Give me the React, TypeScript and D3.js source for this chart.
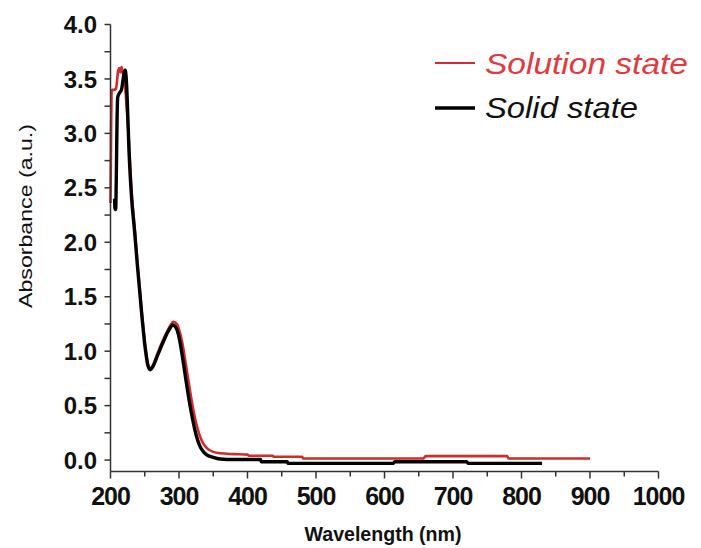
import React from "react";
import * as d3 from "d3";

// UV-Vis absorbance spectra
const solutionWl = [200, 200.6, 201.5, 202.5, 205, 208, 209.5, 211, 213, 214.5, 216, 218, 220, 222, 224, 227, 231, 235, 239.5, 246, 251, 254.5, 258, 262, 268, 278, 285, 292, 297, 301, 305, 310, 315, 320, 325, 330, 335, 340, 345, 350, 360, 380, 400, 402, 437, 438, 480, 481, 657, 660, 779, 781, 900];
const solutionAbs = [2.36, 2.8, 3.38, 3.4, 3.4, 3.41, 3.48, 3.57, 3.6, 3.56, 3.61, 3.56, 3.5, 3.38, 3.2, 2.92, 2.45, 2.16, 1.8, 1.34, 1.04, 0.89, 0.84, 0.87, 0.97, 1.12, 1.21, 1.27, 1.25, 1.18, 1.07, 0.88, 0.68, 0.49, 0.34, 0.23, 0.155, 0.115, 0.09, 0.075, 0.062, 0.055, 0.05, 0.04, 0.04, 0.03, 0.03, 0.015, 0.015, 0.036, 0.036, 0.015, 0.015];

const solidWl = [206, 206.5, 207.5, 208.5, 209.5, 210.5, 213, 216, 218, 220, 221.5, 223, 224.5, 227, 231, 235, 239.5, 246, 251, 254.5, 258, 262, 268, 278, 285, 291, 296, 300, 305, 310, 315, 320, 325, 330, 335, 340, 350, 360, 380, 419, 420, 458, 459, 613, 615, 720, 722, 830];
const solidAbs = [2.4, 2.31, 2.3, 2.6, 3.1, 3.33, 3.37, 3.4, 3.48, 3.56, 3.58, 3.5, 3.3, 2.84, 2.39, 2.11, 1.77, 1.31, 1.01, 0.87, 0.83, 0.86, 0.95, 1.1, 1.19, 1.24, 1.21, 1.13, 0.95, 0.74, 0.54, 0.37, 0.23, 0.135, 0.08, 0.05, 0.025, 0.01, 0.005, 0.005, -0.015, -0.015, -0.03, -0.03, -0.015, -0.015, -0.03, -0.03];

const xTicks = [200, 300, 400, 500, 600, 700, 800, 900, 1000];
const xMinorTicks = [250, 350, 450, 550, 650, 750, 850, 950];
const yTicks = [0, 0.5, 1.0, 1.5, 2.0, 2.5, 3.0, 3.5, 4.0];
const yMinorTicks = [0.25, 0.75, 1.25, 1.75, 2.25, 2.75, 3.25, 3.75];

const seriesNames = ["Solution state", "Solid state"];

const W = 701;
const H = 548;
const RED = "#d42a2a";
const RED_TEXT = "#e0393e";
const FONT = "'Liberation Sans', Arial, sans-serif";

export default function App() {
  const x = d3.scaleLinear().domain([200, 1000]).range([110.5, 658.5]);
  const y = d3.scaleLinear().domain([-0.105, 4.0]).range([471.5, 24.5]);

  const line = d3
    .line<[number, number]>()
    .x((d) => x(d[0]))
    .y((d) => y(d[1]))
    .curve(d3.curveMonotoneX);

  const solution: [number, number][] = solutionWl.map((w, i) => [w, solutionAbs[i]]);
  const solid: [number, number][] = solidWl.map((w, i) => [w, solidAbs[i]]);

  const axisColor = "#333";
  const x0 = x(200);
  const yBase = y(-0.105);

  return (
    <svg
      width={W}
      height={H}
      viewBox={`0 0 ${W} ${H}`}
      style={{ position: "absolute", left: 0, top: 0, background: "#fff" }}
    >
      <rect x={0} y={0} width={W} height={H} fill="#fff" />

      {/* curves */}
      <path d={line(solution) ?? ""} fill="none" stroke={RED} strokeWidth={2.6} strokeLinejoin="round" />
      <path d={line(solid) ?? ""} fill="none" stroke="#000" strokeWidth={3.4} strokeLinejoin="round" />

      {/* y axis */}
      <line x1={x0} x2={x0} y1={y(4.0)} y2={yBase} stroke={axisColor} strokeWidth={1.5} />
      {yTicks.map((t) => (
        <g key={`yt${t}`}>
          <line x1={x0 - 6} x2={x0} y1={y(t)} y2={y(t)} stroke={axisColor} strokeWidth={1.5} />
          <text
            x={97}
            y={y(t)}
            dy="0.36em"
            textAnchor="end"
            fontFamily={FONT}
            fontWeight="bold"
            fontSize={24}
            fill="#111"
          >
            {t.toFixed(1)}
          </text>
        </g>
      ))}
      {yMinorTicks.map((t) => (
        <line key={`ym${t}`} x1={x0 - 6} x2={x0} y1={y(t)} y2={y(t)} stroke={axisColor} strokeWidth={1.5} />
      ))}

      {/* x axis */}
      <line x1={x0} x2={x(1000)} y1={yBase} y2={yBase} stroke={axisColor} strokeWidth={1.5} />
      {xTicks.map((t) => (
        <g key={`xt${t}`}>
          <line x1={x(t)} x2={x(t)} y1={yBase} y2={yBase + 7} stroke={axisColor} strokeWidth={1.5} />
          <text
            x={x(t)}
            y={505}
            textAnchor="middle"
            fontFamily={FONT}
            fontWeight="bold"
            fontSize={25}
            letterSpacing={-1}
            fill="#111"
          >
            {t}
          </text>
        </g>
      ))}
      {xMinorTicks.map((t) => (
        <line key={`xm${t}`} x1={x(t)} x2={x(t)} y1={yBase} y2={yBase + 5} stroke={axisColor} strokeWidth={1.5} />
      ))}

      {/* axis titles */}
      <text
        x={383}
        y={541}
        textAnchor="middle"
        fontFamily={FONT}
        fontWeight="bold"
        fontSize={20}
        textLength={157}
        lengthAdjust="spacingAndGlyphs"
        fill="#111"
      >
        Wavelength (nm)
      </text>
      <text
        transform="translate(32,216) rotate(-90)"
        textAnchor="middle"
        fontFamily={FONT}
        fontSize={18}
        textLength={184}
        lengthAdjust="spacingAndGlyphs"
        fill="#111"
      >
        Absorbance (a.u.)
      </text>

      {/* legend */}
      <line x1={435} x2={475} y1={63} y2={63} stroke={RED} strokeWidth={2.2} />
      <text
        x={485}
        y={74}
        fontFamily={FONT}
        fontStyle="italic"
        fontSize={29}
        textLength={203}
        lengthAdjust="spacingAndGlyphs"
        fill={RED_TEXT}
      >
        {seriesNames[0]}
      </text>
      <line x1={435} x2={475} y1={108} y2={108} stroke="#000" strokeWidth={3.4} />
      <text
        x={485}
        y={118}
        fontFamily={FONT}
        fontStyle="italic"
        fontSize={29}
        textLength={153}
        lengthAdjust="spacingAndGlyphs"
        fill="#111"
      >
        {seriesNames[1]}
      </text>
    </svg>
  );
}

+---+

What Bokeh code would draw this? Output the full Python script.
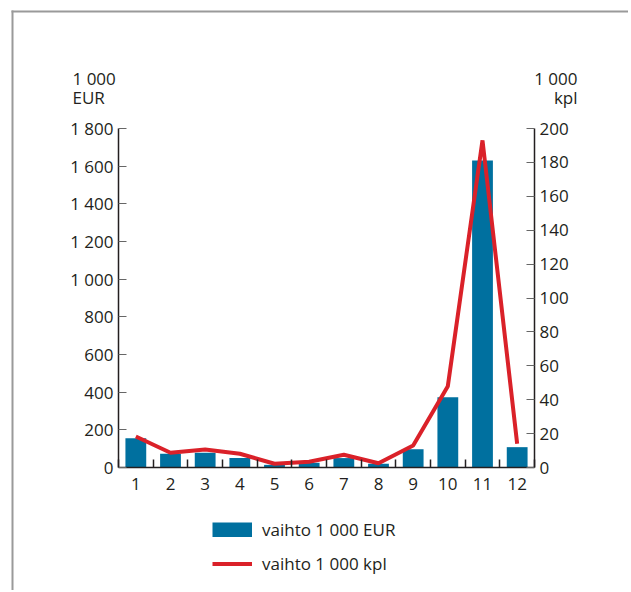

+---+

*What the exercise asks:*
Within the listing above, extract exactly the lines that run from the one containing "Give me the" through the one containing "import * as", excluding any pictures.

*Correct response:*
Give me the React, TypeScript and D3.js source for this chart.
import React from "react";
import * as d3 from "d3";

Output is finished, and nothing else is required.